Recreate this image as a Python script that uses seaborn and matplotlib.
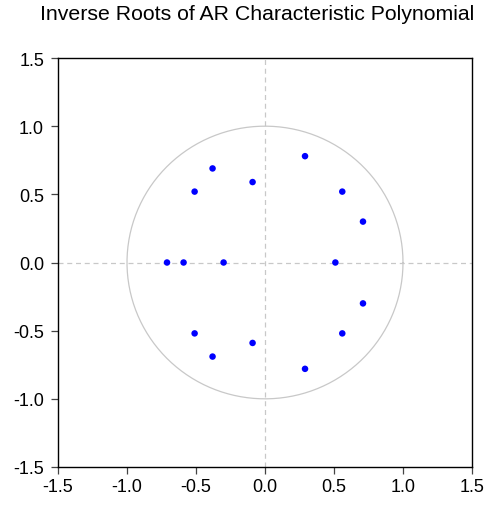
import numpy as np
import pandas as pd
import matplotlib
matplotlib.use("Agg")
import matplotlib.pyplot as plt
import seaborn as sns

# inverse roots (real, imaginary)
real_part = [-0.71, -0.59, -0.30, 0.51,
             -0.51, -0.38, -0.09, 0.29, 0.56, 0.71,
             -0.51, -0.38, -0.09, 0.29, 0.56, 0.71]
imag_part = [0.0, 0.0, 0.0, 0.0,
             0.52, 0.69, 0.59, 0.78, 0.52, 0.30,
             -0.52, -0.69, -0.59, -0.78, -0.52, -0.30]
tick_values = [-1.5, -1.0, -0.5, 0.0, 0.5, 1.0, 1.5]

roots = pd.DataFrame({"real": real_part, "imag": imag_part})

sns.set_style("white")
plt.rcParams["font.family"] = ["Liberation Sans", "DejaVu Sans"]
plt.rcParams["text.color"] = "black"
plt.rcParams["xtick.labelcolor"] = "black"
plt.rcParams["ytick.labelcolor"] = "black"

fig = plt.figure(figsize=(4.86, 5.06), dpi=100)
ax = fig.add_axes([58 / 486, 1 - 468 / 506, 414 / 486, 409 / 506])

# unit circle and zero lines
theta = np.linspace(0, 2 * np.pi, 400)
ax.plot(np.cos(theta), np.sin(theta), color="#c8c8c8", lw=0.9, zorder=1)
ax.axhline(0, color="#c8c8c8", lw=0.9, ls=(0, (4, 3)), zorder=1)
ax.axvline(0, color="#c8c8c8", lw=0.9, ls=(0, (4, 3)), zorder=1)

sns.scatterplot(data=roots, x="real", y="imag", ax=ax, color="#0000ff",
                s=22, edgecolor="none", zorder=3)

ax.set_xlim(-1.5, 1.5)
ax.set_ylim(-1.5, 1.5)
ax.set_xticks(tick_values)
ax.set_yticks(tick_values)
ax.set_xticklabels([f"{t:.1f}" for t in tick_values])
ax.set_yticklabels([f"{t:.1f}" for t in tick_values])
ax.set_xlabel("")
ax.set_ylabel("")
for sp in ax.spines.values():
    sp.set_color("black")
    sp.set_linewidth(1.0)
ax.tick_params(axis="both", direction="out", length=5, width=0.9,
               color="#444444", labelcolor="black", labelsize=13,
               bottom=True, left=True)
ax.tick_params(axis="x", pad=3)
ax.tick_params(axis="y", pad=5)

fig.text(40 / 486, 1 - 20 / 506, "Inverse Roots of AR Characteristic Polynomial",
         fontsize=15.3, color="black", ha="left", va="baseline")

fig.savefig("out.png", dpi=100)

⁂

• _TASK DIRECTIONS_:
Make an exact copy of the listing above. Do not include the pictures.

• _WRITTEN RESPONSE_:
Recreate this image as a Python script that uses seaborn and matplotlib.
import numpy as np
import pandas as pd
import matplotlib
matplotlib.use("Agg")
import matplotlib.pyplot as plt
import seaborn as sns

# inverse roots (real, imaginary)
real_part = [-0.71, -0.59, -0.30, 0.51,
             -0.51, -0.38, -0.09, 0.29, 0.56, 0.71,
             -0.51, -0.38, -0.09, 0.29, 0.56, 0.71]
imag_part = [0.0, 0.0, 0.0, 0.0,
             0.52, 0.69, 0.59, 0.78, 0.52, 0.30,
             -0.52, -0.69, -0.59, -0.78, -0.52, -0.30]
tick_values = [-1.5, -1.0, -0.5, 0.0, 0.5, 1.0, 1.5]

roots = pd.DataFrame({"real": real_part, "imag": imag_part})

sns.set_style("white")
plt.rcParams["font.family"] = ["Liberation Sans", "DejaVu Sans"]
plt.rcParams["text.color"] = "black"
plt.rcParams["xtick.labelcolor"] = "black"
plt.rcParams["ytick.labelcolor"] = "black"

fig = plt.figure(figsize=(4.86, 5.06), dpi=100)
ax = fig.add_axes([58 / 486, 1 - 468 / 506, 414 / 486, 409 / 506])

# unit circle and zero lines
theta = np.linspace(0, 2 * np.pi, 400)
ax.plot(np.cos(theta), np.sin(theta), color="#c8c8c8", lw=0.9, zorder=1)
ax.axhline(0, color="#c8c8c8", lw=0.9, ls=(0, (4, 3)), zorder=1)
ax.axvline(0, color="#c8c8c8", lw=0.9, ls=(0, (4, 3)), zorder=1)

sns.scatterplot(data=roots, x="real", y="imag", ax=ax, color="#0000ff",
                s=22, edgecolor="none", zorder=3)

ax.set_xlim(-1.5, 1.5)
ax.set_ylim(-1.5, 1.5)
ax.set_xticks(tick_values)
ax.set_yticks(tick_values)
ax.set_xticklabels([f"{t:.1f}" for t in tick_values])
ax.set_yticklabels([f"{t:.1f}" for t in tick_values])
ax.set_xlabel("")
ax.set_ylabel("")
for sp in ax.spines.values():
    sp.set_color("black")
    sp.set_linewidth(1.0)
ax.tick_params(axis="both", direction="out", length=5, width=0.9,
               color="#444444", labelcolor="black", labelsize=13,
               bottom=True, left=True)
ax.tick_params(axis="x", pad=3)
ax.tick_params(axis="y", pad=5)

fig.text(40 / 486, 1 - 20 / 506, "Inverse Roots of AR Characteristic Polynomial",
         fontsize=15.3, color="black", ha="left", va="baseline")

fig.savefig("out.png", dpi=100)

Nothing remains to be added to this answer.